4.1.
[verzoeker] verzoekt de kantonrechter om [verweerder] te veroordelen:
- tot vergoeding van het loon over de door [verweerder] niet in acht genomen opzegtermijn (ex artikel 7:672 lid 11 BW), namelijk het bedrag van het loon over periode 21 december 2022 tot 1 februari 2023, dat is € 2.014,= bruto inclusief vakantiegeld, te vermeerderen met de wettelijke rente daarover.
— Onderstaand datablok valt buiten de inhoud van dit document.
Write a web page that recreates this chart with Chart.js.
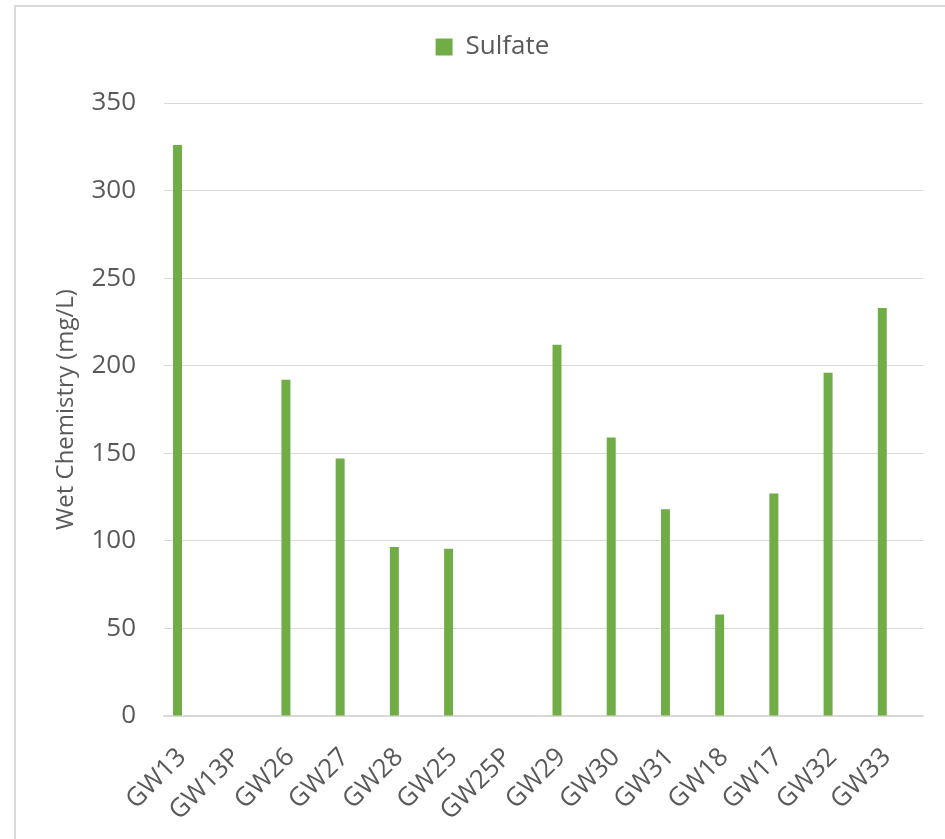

- om de overtreding van het geheimhoudingsbeding en concurrentiebeding te stoppen (en gestopt te houden) en in het bijzonder om zijn werkzaamheden bij [bedrijf] per direct te stoppen en te bepalen dat [verweerder] een dwangsom verschuldigd is wanneer hij daar niet aan voldoet, bestaande uit een bedrag van € 500,= per dag, over de periode tot 20 december 2025;
- tot betaling van een bedrag van € 15.750,= wegens al verbeurde boetes voor overtreding van het concurrentiebeding en het geheimhoudingsbeding, en [verweerder] te veroordelen tot betaling van eventueel nog te verbeuren boetes;
- tot betaling van een bedrag van € 1.993,58 bruto wegens het loon over 173 min-uren;
- vergoeding van een bedrag van € 10.101,= netto wegens de door de werkgever onverschuldigd betaalde reiskostenvergoeding (over periode 1 augustus 2017 tot en met december 2022);
- vergoeding van voorgeschoten facturen van € 751,15 netto
- vergoeding buitengerechtelijke incassokosten;
- vergoeding van wettelijke rente over voornoemde bedragen vanaf het moment van opeisbaarheid tot aan de dag van volledige betaling daarvan;
- betaling van de proceskosten en de nakosten.